Es el culmen del Tiempo Pascual, porque la Ascensión entra dentro de este tiempo especial en el que contemplamos a Cristo resucitado. La plenitud de la resurrección, el culmen de la Encarnación de Cristo.
Jesús asciende a la totalidad de su gloria, es la coronación del ser de Cristo en todos los aspectos de su persona. Pasa a la gloria del Padre sin desprenderse de su humanidad que alcanza la más sublime de sus perfecciones.
La Ascensión del Señor no es su marcha a ningún sitio, no es ningún tipo de alejamiento, es su permanencia perfecta y definitiva entre nosotros. Es el logro de su presencia en la totalidad de su humanidad y su divinidad.
Con la Ascensión del Señor comienza su presencia eucarística. Ahora está de tal modo entre nosotros que puede ser parte y alimento en todos y cada uno de los cristianos que creen en esa presencia, que lo comen y lo viven en medio de su Iglesia, que a partir de este momento es Comunidad Eucarística.
El relato del libro de los Hechos de los Apóstoles es como si fuera una separación física, un abandono del mundo. Pero lo que se les dice es que ha terminado el tiempo de estar pendientes de Jesús y verlo sólo a Él hablar y hacer. Ha llegado el tiempo de extender por todo el mundo, por todos los tiempos la Gran Noticia, la Buena Noticia.
El momento en el que tenemos que decir a todos que el hombre ha llegado a la máxima ascensión, la de ser amado de Dios. La de saber que aquel que cargó con la cruz, el que murió perdonando, el que rompió la muerte en la mañana de Pascua, ha llegado a la plenitud de su gloria amorosa. Que el hombre sepa que está llamado a la fraternidad, porque Cristo lo ha hecho hermanos suyo, en un amor en el que cabemos todos. Y que después de una vida según Dios, todos ascenderemos en Cristo resucitado, toda la humanidad con Él y en Él.
Por eso nuestras obras, como testigos de Cristo resucitado han de estar encaminadas, no solamente al cambio de nuestro mundo, sino a sanar todos los corazones heridos por la inhumanidad del momento.
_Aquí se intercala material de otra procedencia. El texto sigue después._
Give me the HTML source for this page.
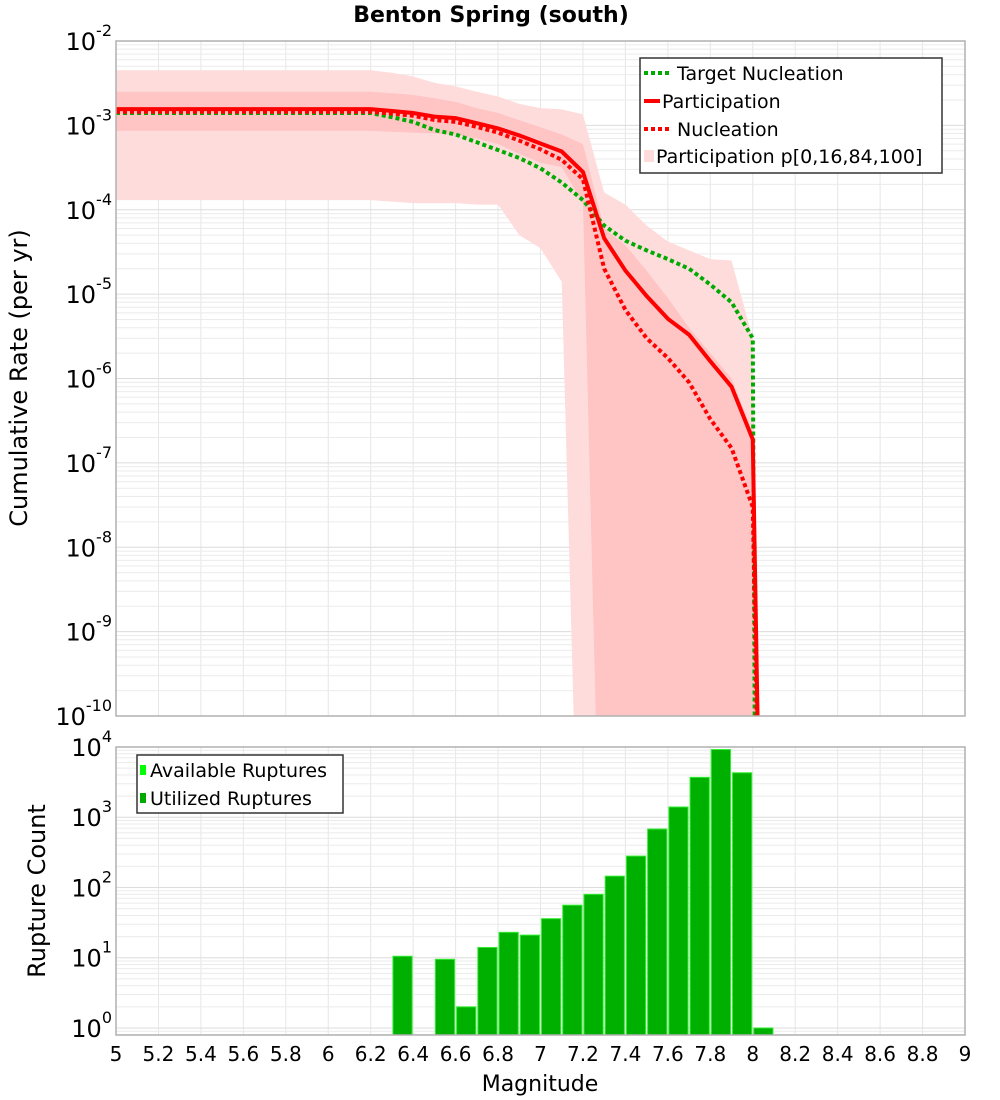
<!DOCTYPE html>
<html><head><meta charset="utf-8"><style>
html,body{margin:0;width:1000px;height:1100px;overflow:hidden;background:#fff;font-family:"Liberation Sans","DejaVu Sans",sans-serif}
svg{display:block}
</style></head><body>
<svg id="c" width="1000" height="1100" xmlns="http://www.w3.org/2000/svg" font-family="DejaVu Sans, Liberation Sans, sans-serif" style="position:absolute;left:0;top:0"></svg>
<script>
const mags=[5,5.1,5.2,5.3,5.4,5.5,5.6,5.7,5.8,5.9,6,6.1,6.2,6.3,6.4,6.5,6.6,6.7,6.8,6.9,7,7.1,7.2,7.3,7.4,7.5,7.6,7.7,7.8,7.9,8,8.05];
const partic=[1.56e-3,1.56e-3,1.56e-3,1.56e-3,1.56e-3,1.56e-3,1.56e-3,1.56e-3,1.56e-3,1.56e-3,1.56e-3,1.56e-3,1.56e-3,1.48e-3,1.4e-3,1.27e-3,1.22e-3,1.06e-3,9.2e-4,7.6e-4,6.1e-4,4.9e-4,2.8e-4,4.6e-5,1.9e-5,9.5e-6,5.1e-6,3.3e-6,1.6e-6,8e-7,1.9e-7,1e-14];
const nucl=[1.45e-3,1.45e-3,1.45e-3,1.45e-3,1.45e-3,1.45e-3,1.45e-3,1.45e-3,1.45e-3,1.45e-3,1.45e-3,1.45e-3,1.45e-3,1.38e-3,1.3e-3,1.16e-3,1.1e-3,9.6e-4,8.2e-4,6.6e-4,5.2e-4,3.9e-4,2.3e-4,2e-5,6.5e-6,3e-6,1.75e-6,9e-7,3.3e-7,1.5e-7,3e-8,1e-14];
const target=[1.4e-3,1.4e-3,1.4e-3,1.4e-3,1.4e-3,1.4e-3,1.4e-3,1.4e-3,1.4e-3,1.4e-3,1.4e-3,1.4e-3,1.4e-3,1.25e-3,1.1e-3,8.8e-4,7.8e-4,6.3e-4,5.1e-4,4.1e-4,3.1e-4,2.1e-4,1.3e-4,6.5e-5,4.3e-5,3.3e-5,2.6e-5,2e-5,1.3e-5,8e-6,3e-6,1e-30];
const outerTop=[4.5e-3,4.5e-3,4.5e-3,4.5e-3,4.5e-3,4.5e-3,4.5e-3,4.5e-3,4.5e-3,4.5e-3,4.5e-3,4.5e-3,4.5e-3,4.2e-3,3.8e-3,3.2e-3,2.9e-3,2.5e-3,2.2e-3,1.8e-3,1.6e-3,1.55e-3,1.35e-3,1.6e-4,1.15e-4,6.5e-5,4.2e-5,3.3e-5,2.6e-5,2.5e-5,3e-6,1e-14];
const outerBot=[1.3e-4,1.3e-4,1.3e-4,1.3e-4,1.3e-4,1.3e-4,1.3e-4,1.3e-4,1.3e-4,1.3e-4,1.3e-4,1.3e-4,1.3e-4,1.25e-4,1.2e-4,1.2e-4,1.2e-4,1.15e-4,1.15e-4,5e-5,3.5e-5,1.4e-5,1e-14,1e-14,1e-14,1e-14,1e-14,1e-14,1e-14,1e-14,1e-14,1e-14];
const innerTop=[2.5e-3,2.5e-3,2.5e-3,2.5e-3,2.5e-3,2.5e-3,2.5e-3,2.5e-3,2.5e-3,2.5e-3,2.5e-3,2.5e-3,2.5e-3,2.4e-3,2.3e-3,2.1e-3,1.9e-3,1.6e-3,1.4e-3,1.15e-3,9.5e-4,7.8e-4,6e-4,6e-5,3.8e-5,1.9e-5,9e-6,4e-6,2e-6,1e-6,2.3e-7,1e-14];
const innerBot=[8.6e-4,8.6e-4,8.6e-4,8.6e-4,8.6e-4,8.6e-4,8.6e-4,8.6e-4,8.6e-4,8.6e-4,8.6e-4,8.6e-4,8.6e-4,8.4e-4,8.2e-4,8e-4,7.8e-4,7e-4,6e-4,4.6e-4,3.6e-4,3.2e-4,1.2e-4,1e-14,1e-14,1e-14,1e-14,1e-14,1e-14,1e-14,1e-14,1e-14];
const barMags=[6.35,6.55,6.65,6.75,6.85,6.95,7.05,7.15,7.25,7.35,7.45,7.55,7.65,7.75,7.85,7.95,8.05];
const barCounts=[10.5,9.5,2,14,23,21,36,56,80,145,280,680,1400,3700,9200,4300,1];
const xTicks=[5,5.2,5.4,5.6,5.8,6,6.2,6.4,6.6,6.8,7,7.2,7.4,7.6,7.8,8,8.2,8.4,8.6,8.8,9];
const topExp=[-2,-3,-4,-5,-6,-7,-8,-9,-10];
const botExp=[4,3,2,1,0];

const NS="http://www.w3.org/2000/svg";
const svg=document.getElementById('c');
function mk(tag,attrs,parent){const e=document.createElementNS(NS,tag);for(const k in attrs)e.setAttribute(k,attrs[k]);(parent||svg).appendChild(e);return e;}
const L=116,R=965,T1=41,B1=716,T2=747,B2=1035;
const xs=m=>L+(m-5)*(R-L)/4;
const y1=v=>T1+(-2-Math.log10(v))*(B1-T1)/8;
const y2=v=>B2-(Math.log10(v)+0.1)*(B2-T2)/4.1;

const defs=mk('defs',{});
const cp1=mk('clipPath',{id:'cp1'},defs);mk('rect',{x:L,y:T1,width:R-L,height:B1-T1},cp1);
const cp2=mk('clipPath',{id:'cp2'},defs);mk('rect',{x:L,y:T2,width:R-L,height:B2-T2},cp2);

function grid(T,B,yf,lo,hi,name){
  const g=mk('g',{'stroke':'#e6e6e6','stroke-width':1});
  
  
  for(let m=5;m<=9.001;m+=0.2){const x=xs(m);mk('line',{x1:x,x2:x,y1:T,y2:B},g);}
  for(let d=lo;d<=hi;d++)for(let k=1;k<10;k++){const y=yf(k*Math.pow(10,d));if(y>=T-0.5&&y<=B+0.5)mk('line',{x1:L,x2:R,y1:y,y2:y,'stroke':k==1?'#dcdcdc':'#ebebeb'},g);}
}
grid(T1,B1,y1,-10,-2,'top-grid');
grid(T2,B2,y2,-1,4,'bottom-grid');

function band(top,bot,fill,name){
  let d='M'+mags.map((m,i)=>xs(m)+','+y1(top[i])).join('L');
  for(let i=mags.length-1;i>=0;i--)d+='L'+xs(mags[i])+','+y1(bot[i]);
  const p=mk('path',{d:d+'Z',fill:fill,'clip-path':'url(#cp1)'});
  
  
}
band(outerTop,outerBot,'#ffdcdc','participation-band-p0-100');
band(innerTop,innerBot,'#ffc4c4','participation-band-p16-84');
function line(vals,color,dash,name){
  const p=mk('polyline',{points:mags.map((m,i)=>xs(m)+','+y1(vals[i])).join(' '),fill:'none',stroke:color,'stroke-width':4,'clip-path':'url(#cp1)'});
  if(dash)p.setAttribute('stroke-dasharray',dash);
  
  
}
line(target,'#00aa00','4,3','target-nucleation-line');
line(nucl,'#ff0000','4,3','nucleation-line');
line(partic,'#ff0000',null,'participation-line');

const bw=(R-L)/40;
barMags.forEach((m,i)=>{
  const y=y2(barCounts[i]);
  const r=mk('rect',{x:xs(m)-bw/2+1,y:y,width:bw-2,height:B2-y,fill:'#00b000',stroke:'#33ee33','stroke-width':1,'clip-path':'url(#cp2)'});
  
  
});

mk('rect',{x:L,y:T1,width:R-L,height:B1-T1,fill:'none',stroke:'#b0b0b0','stroke-width':1.5});
mk('rect',{x:L,y:T2,width:R-L,height:B2-T2,fill:'none',stroke:'#b0b0b0','stroke-width':1.5});

function ylab(exp,y,name){
  const t=mk('text',{x:L-4,y:y+9,'text-anchor':'end','font-size':24,fill:'#000'});
  
  
  t.appendChild(document.createTextNode('10'));
  const s=mk('tspan',{dy:-14,'font-size':16},t);s.textContent=String(exp);
}
topExp.forEach(e=>ylab(e,y1(Math.pow(10,e)),'y-tick-label-top'));
botExp.forEach(e=>ylab(e,y2(Math.pow(10,e)),'y-tick-label-bottom'));
xTicks.forEach(m=>{
  const t=mk('text',{x:xs(m),y:1061,'text-anchor':'middle','font-size':20,fill:'#000'});
  t.textContent=String(m);
  
  
});
</script>
<svg style="position:absolute;left:0;top:0" width="1000" height="1100" xmlns="http://www.w3.org/2000/svg" font-family="DejaVu Sans, Liberation Sans, sans-serif">
<text x="491" y="22" text-anchor="middle" font-size="22" font-weight="bold">Benton Spring (south)</text>
<text transform="translate(27,378) rotate(-90)" text-anchor="middle" font-size="24">Cumulative Rate (per yr)</text>
<text transform="translate(45,891) rotate(-90)" text-anchor="middle" font-size="24">Rupture Count</text>
<text x="540" y="1091" text-anchor="middle" font-size="22">Magnitude</text>
<g>
<rect x="640" y="58" width="302" height="115" fill="#fff" stroke="#333" stroke-width="1.5"/>
<line x1="644" x2="672" y1="73" y2="73" stroke="#00aa00" stroke-width="4" stroke-dasharray="4,3"/>
<text x="677" y="80" font-size="19">Target Nucleation</text>
<line x1="644" x2="660" y1="101" y2="101" stroke="#ff0000" stroke-width="4"/>
<text x="662" y="108" font-size="19">Participation</text>
<line x1="644" x2="672" y1="129" y2="129" stroke="#ff0000" stroke-width="4" stroke-dasharray="4,3"/>
<text x="677" y="136" font-size="19">Nucleation</text>
<rect x="644" y="150" width="10" height="12" fill="#ffdcdc"/>
<text x="656" y="163" font-size="19">Participation p[0,16,84,100]</text>
</g>
<g>
<rect x="137" y="755" width="206" height="58" fill="#fff" stroke="#333" stroke-width="1.5"/>
<rect x="140" y="765" width="6" height="10" fill="#00ff00"/>
<text x="150" y="777" font-size="19">Available Ruptures</text>
<rect x="140" y="793" width="6" height="10" fill="#00aa00"/>
<text x="150" y="805" font-size="19">Utilized Ruptures</text>
</g>
</svg>
</body></html>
Porque aunque sabemos de la maldad que existe en muchos corazones, no debemos perder ni la esperanza ni la ilusión en la transformación, de que en el corazón de todo ser humano pueda fructificar la semilla de la misericordia sembrada en él por su Hacedor.
En este tiempo tenemos que enfrentarnos al absurdo de una sociedad que tiene miedo a preguntarse cual es la meta de nuestra vida. Enfrentarnos al absurdo de ese querer vivir como si Dios fuera un estorbo, un freno al progreso y a la libertad del hombre. Sin un Dios que ame y actúe en nosotros.
Por eso lo primero es vivir desde la confianza absoluta en la acción de Dios en nosotros, como nos ha enseñado Jesús. Pues Dios sigue trabajando con amor infinito el corazón y la conciencia de todos sus hijos, incluso en esos a las que consideramos fuera, “ovejas perdidas definitivamente”. Dios no se para, a Él no lo bloquea ninguna crisis, ni material ni espiritual.
Es nuestra responsabilidad, gritar a un mundo, que en tantas ocasiones no quiere oír, que Dios sigue con nosotros, que Cristo, con la plenitud de su gloria y de su humanidad sigue dentro de todos y cada uno de nosotros. Pero sin convertirnos en un freno de su hacer, al intentar hacer presente su ser y su vivir en el mundo. La forma perfecta es siendo nosotros ejemplo y vida de docilidad en el Espíritu, en el amor al hermano, un amor que sea reflejo del gran amor de Dios.